#### Information shown

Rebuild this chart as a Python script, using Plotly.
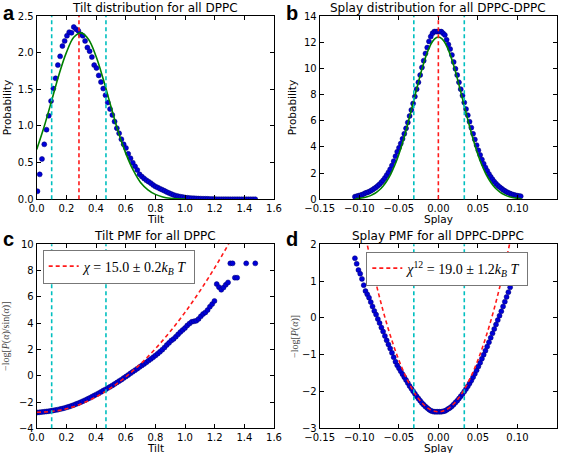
import numpy as np
import plotly.graph_objects as go

# ---------------- data ----------------
# tilt histogram bin centres (rad) and values
tilt_bins = np.round(0.005 + 0.0153 * np.arange(97), 4)
tilt_prob = [0.11, 0.34, 0.55, 0.75, 0.95, 1.14, 1.34, 1.51, 1.65, 1.83,
             1.95, 2.09, 2.16, 2.23, 2.28, 2.27, 2.35, 2.32, 2.30, 2.25,
             2.23, 2.16, 2.07, 2.02, 1.94, 1.83, 1.79, 1.69, 1.60, 1.51,
             1.42, 1.32, 1.23, 1.15, 1.06, 0.97, 0.90, 0.82, 0.75, 0.70,
             0.62, 0.56, 0.50, 0.45, 0.40, 0.34, 0.31, 0.285, 0.26, 0.24,
             0.22, 0.195, 0.175, 0.16, 0.145, 0.13, 0.115, 0.10, 0.085, 0.072,
             0.06, 0.05, 0.042, 0.035, 0.03, 0.025, 0.021, 0.018, 0.016, 0.014,
             0.012, 0.010, 0.009, 0.008, 0.007, 0.006, 0.005, 0.004, 0.003, 0.001,
             0.001, 0.001, 0.001, 0.001, 0.001, 0.0002, 0.0002, 0.0006, 0.0006, 0,
             0, 0, 0.0002, 0, 0, 0, 0.0002]
tilt_pmf = [-2.80, -2.78, -2.76, -2.74, -2.72, -2.70, -2.67, -2.64, -2.61, -2.58,
            -2.54, -2.50, -2.45, -2.40, -2.35, -2.29, -2.23, -2.16, -2.09, -2.02,
            -1.94, -1.86, -1.78, -1.69, -1.60, -1.51, -1.42, -1.33, -1.23, -1.13,
            -1.04, -0.94, -0.84, -0.74, -0.63, -0.52, -0.41, -0.30, -0.18, -0.06,
            0.06, 0.18, 0.30, 0.42, 0.54, 0.66, 0.78, 0.90, 1.02, 1.15,
            1.28, 1.41, 1.54, 1.68, 1.82, 1.98, 2.15, 2.34, 2.50, 2.68,
            2.80, 2.97, 3.15, 3.33, 3.48, 3.63, 3.82, 3.97, 4.10, 4.14,
            4.18, 4.32, 4.52, 4.70, 4.82, 5.00, 5.25, 5.45, 5.69, 6.97,
            6.74, 6.54, 6.71, 6.92, 7.10, 8.55, 8.55, 7.46, 7.46, None,
            None, None, 8.55, None, None, None, 8.55]

# gaussian fit to tilt distribution (sampled)
tilt_fit_x = [0.00, 0.05, 0.10, 0.15, 0.20, 0.25, 0.30, 0.35, 0.40, 0.45, 0.50,
              0.55, 0.60, 0.65, 0.70, 0.75, 0.80, 0.85, 0.90, 0.95, 1.00]
tilt_fit_prob = [0.68, 0.99, 1.34, 1.70, 2.00, 2.21, 2.27, 2.18, 1.95, 1.63, 1.27,
                 0.92, 0.63, 0.40, 0.23, 0.13, 0.067, 0.032, 0.014, 0.006, 0.002]
# harmonic fit to tilt PMF (sampled)
tilt_pmf_fit_x = [0.0, 0.1, 0.2, 0.3, 0.4, 0.5, 0.6, 0.7, 0.8, 0.9, 1.0, 1.1, 1.2, 1.3]
tilt_pmf_fit = [-2.78, -2.72, -2.51, -2.14, -1.61, -0.93, -0.09, 0.90, 2.05, 3.36,
                4.82, 6.44, 8.21, 10.14]
tilt_mean = [0.285]
tilt_sigma_bounds = [0.101, 0.467]

# splay histogram bin centres and -log P values
splay_bins = np.round(-0.1055 + 0.00223 * np.arange(95), 5)
splay_pmf = [1.62, 1.47, 1.30, 1.20, 1.06, 0.89, 0.73, 0.64, 0.55, 0.43,
             0.31, 0.19, 0.09, -0.03, -0.14, -0.26, -0.37, -0.49, -0.61, -0.72,
             -0.83, -0.95, -1.07, -1.19, -1.29, -1.37, -1.45, -1.53, -1.61, -1.69,
             -1.77, -1.85, -1.92, -1.99, -2.06, -2.13, -2.19, -2.25, -2.31, -2.36,
             -2.41, -2.45, -2.49, -2.52, -2.54, -2.55, -2.55, -2.55, -2.55, -2.55,
             -2.54, -2.53, -2.50, -2.47, -2.44, -2.40, -2.35, -2.30, -2.25, -2.19,
             -2.13, -2.07, -2.00, -1.93, -1.86, -1.78, -1.70, -1.61, -1.52, -1.42,
             -1.32, -1.22, -1.11, -1.00, -0.89, -0.78, -0.66, -0.54, -0.42, -0.30,
             -0.18, -0.06, 0.06, 0.18, 0.31, 0.44, 0.57, 0.70, 0.83, 0.96,
             1.08, 1.19, 1.29, 1.38, 1.45]
splay_prob = np.exp(-np.array(splay_pmf))  # P(alpha) = exp(-(-log P))

splay_fit_x = [-0.105, -0.100, -0.095, -0.090, -0.085, -0.080, -0.075, -0.070, -0.065,
               -0.060, -0.055, -0.050, -0.045, -0.040, -0.035, -0.030, -0.025, -0.020,
               -0.015, -0.010, -0.005, 0.000, 0.005, 0.010, 0.015, 0.020, 0.025, 0.030,
               0.035, 0.040, 0.045, 0.050, 0.055, 0.060, 0.065, 0.070, 0.075, 0.080,
               0.085, 0.090, 0.095, 0.100, 0.105]
splay_fit_prob = [0.043, 0.073, 0.12, 0.19, 0.30, 0.46, 0.69, 1.00, 1.42, 1.95, 2.62,
                  3.43, 4.38, 5.45, 6.61, 7.81, 8.99, 10.10, 11.05, 11.78, 12.24, 12.40,
                  12.24, 11.78, 11.05, 10.10, 8.99, 7.81, 6.61, 5.45, 4.38, 3.43, 2.62,
                  1.95, 1.42, 1.00, 0.69, 0.46, 0.30, 0.19, 0.12, 0.073, 0.043]
splay_pmf_fit_x = [-0.095, -0.090, -0.085, -0.080, -0.075, -0.070, -0.065, -0.060, -0.055,
                   -0.050, -0.045, -0.040, -0.035, -0.030, -0.025, -0.020, -0.015, -0.010,
                   -0.005, 0.000, 0.005, 0.010, 0.015, 0.020, 0.025, 0.030, 0.035, 0.040,
                   0.045, 0.050, 0.055, 0.060, 0.065, 0.070, 0.075, 0.080, 0.085, 0.090, 0.095]
splay_pmf_fit = [2.522, 2.002, 1.510, 1.047, 0.611, 0.204, -0.176, -0.527, -0.850,
                 -1.145, -1.412, -1.651, -1.862, -2.044, -2.199, -2.325, -2.424, -2.494,
                 -2.536, -2.550, -2.536, -2.494, -2.424, -2.325, -2.199, -2.044, -1.862,
                 -1.651, -1.412, -1.145, -0.850, -0.527, -0.176, 0.204, 0.611, 1.047,
                 1.510, 2.002, 2.522]
splay_mean = [0.0]
splay_sigma_bounds = [-0.031, 0.0328]

titles = ["Tilt distribution for all DPPC", "Splay distribution for all DPPC-DPPC",
          "Tilt PMF for all DPPC", "Splay PMF for all DPPC-DPPC"]
x_titles = ["Tilt", "Splay", "Tilt", "Splay"]
y_titles = ["Probability", "Probability",
            "−log[<i>P</i>(<i>α</i>)/sin(<i>α</i>)]", "−log[<i>P</i>(<i>α</i>)]"]
panel_letters = ["a", "b", "c", "d"]
legend_c = "<i>χ</i> = 15.0 ± 0.2<i>k</i><sub><i>B</i></sub> <i>T</i>"
legend_d = "<i>χ</i><sup>12</sup> = 19.0 ± 1.2<i>k</i><sub><i>B</i></sub> <i>T</i>"

# ---------------- styling ----------------
W, H = 567, 453
BLUE = "#0000d8"
GREEN = "#008000"
RED = "#ff1a1a"
CYAN = "#00bfbf"
TICKFONT = dict(family="DejaVu Sans", size=10, color="black")

def px_x(p):
    return p / W

def px_y(p):
    return 1 - p / H

dom_left = [px_x(36.7), px_x(274)]
dom_right = [px_x(319.7), px_x(557)]
dom_top = [px_y(199.3), px_y(16)]
dom_bot = [px_y(428.3), px_y(244.3)]

fig = go.Figure()

def dots(x, y, xa, ya):
    fig.add_trace(go.Scatter(x=x, y=y, mode="markers", xaxis=xa, yaxis=ya, showlegend=False,
                             marker=dict(size=5, color=BLUE, line=dict(width=0.5, color="#000070")),
                             cliponaxis=True))

def curve(x, y, xa, ya, color, dash="solid", name=None, legend=None):
    fig.add_trace(go.Scatter(x=x, y=y, mode="lines", xaxis=xa, yaxis=ya,
                             line=dict(color=color, width=1.6, dash=dash, shape="spline"),
                             showlegend=name is not None, name=name or "",
                             legend=legend or "legend"))

# panel a
dots(tilt_bins, tilt_prob, "x", "y")
curve(tilt_fit_x, tilt_fit_prob, "x", "y", GREEN)
# panel b
dots(splay_bins, splay_prob, "x2", "y2")
curve(splay_fit_x, splay_fit_prob, "x2", "y2", GREEN)
# panel c
dots(tilt_bins, tilt_pmf, "x3", "y3")
curve(tilt_pmf_fit_x, tilt_pmf_fit, "x3", "y3", RED, dash="4px,3px", name=legend_c, legend="legend")
# panel d
dots(splay_bins, splay_pmf, "x4", "y4")
curve(splay_pmf_fit_x, splay_pmf_fit, "x4", "y4", RED, dash="4px,3px", name=legend_d, legend="legend2")

shapes = []
def vline(xv, xref, yref, color):
    shapes.append(dict(type="line", xref=xref, yref=yref + " domain", x0=xv, x1=xv, y0=0, y1=1,
                       line=dict(color=color, width=1.6, dash="4px,3px"), layer="above"))

for v in tilt_sigma_bounds:
    vline(v, "x", "y", CYAN)
    vline(v, "x3", "y3", CYAN)
for v in tilt_mean:
    vline(v, "x", "y", RED)
for v in splay_sigma_bounds:
    vline(v, "x2", "y2", CYAN)
    vline(v, "x4", "y4", CYAN)
for v in splay_mean:
    vline(v, "x2", "y2", RED)

def axis(dom, rng, dtick, fmt, anchor):
    return dict(domain=dom, range=rng, dtick=dtick, tick0=rng[0], tickformat=fmt,
                showline=True, linecolor="black", linewidth=1, mirror="allticks",
                ticks="inside", ticklen=4, tickcolor="black", tickwidth=1,
                showgrid=False, zeroline=False, tickfont=TICKFONT, anchor=anchor,
                automargin=False)

layout = dict(
    width=W, height=H, margin=dict(l=0, r=0, t=0, b=0),
    paper_bgcolor="white", plot_bgcolor="white",
    xaxis=axis(dom_left, [0, 1.6], 0.2, ".1f", "y"),
    yaxis=axis(dom_top, [0, 2.5], 0.5, ".1f", "x"),
    xaxis2=axis(dom_right, [-0.15, 0.15], 0.05, ".2f", "y2"),
    yaxis2=axis(dom_top, [0, 14], 2, "d", "x2"),
    xaxis3=axis(dom_left, [0, 1.6], 0.2, ".1f", "y3"),
    yaxis3=axis(dom_bot, [-4, 10], 2, "d", "x3"),
    xaxis4=axis(dom_right, [-0.15, 0.15], 0.05, ".2f", "y4"),
    yaxis4=axis(dom_bot, [-3, 2], 1, "d", "x4"),
    shapes=shapes,
    legend=dict(x=px_x(42.7), y=px_y(249.5), xanchor="left", yanchor="top",
                bgcolor="white", bordercolor="#777777", borderwidth=1,
                font=dict(family="Liberation Serif", size=14, color="black"),
                itemwidth=30, tracegroupgap=0),
    legend2=dict(x=px_x(366.3), y=px_y(251.5), xanchor="left", yanchor="top",
                 bgcolor="white", bordercolor="#777777", borderwidth=1,
                 font=dict(family="Liberation Serif", size=14, color="black"),
                 itemwidth=30),
    showlegend=True,
)

annotations = []
lefts = [dom_left, dom_right, dom_left, dom_right]
vert = [dom_top, dom_top, dom_bot, dom_bot]
for i in range(4):
    cx = sum(lefts[i]) / 2
    # title
    annotations.append(dict(text=titles[i], x=cx, y=vert[i][1], xref="paper", yref="paper",
                            xanchor="center", yanchor="bottom", showarrow=False, yshift=-1,
                            font=dict(family="DejaVu Sans", size=12, color="black")))
    # x axis title
    annotations.append(dict(text=x_titles[i], x=cx, y=vert[i][0], xref="paper", yref="paper",
                            xanchor="center", yanchor="top", showarrow=False, yshift=-12,
                            font=dict(family="DejaVu Sans", size=10.5, color="black")))
    # y axis title
    serif = i >= 2
    annotations.append(dict(text=y_titles[i], x=lefts[i][0], y=sum(vert[i]) / 2,
                            xref="paper", yref="paper", xanchor="right", yanchor="middle",
                            textangle=-90, showarrow=False,
                            xshift=-(22 if i in (0, 2) else 20) + (4 if i == 3 else 0),
                            font=dict(family="Liberation Serif" if serif else "DejaVu Sans",
                                      size=10 if serif else 10.5,
                                      color="#444444" if serif else "black")))
letter_pos = [(px_x(1), px_y(0)), (px_x(284), px_y(0)), (px_x(1), px_y(226)), (px_x(284), px_y(226))]
for L, (lx, ly) in zip(panel_letters, letter_pos):
    annotations.append(dict(text="<b>" + L + "</b>", x=lx, y=ly, xref="paper", yref="paper",
                            xanchor="left", yanchor="top", showarrow=False,
                            font=dict(family="Liberation Sans", size=20, color="black")))
layout["annotations"] = annotations

fig.update_layout(**layout)
fig.write_html("out.html", config={"displayModeBar": False},
               post_script="document.body.style.margin='0px';document.body.style.overflow='hidden';")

########

▶ _Task statement_
Print, exactly as written, the lines above from the first one to the one containing "import plotly.graph_objects as go". Leave out pictures.

▶ _Worked solution_
Rebuild this chart as a Python script, using Plotly.
import numpy as np
import plotly.graph_objects as go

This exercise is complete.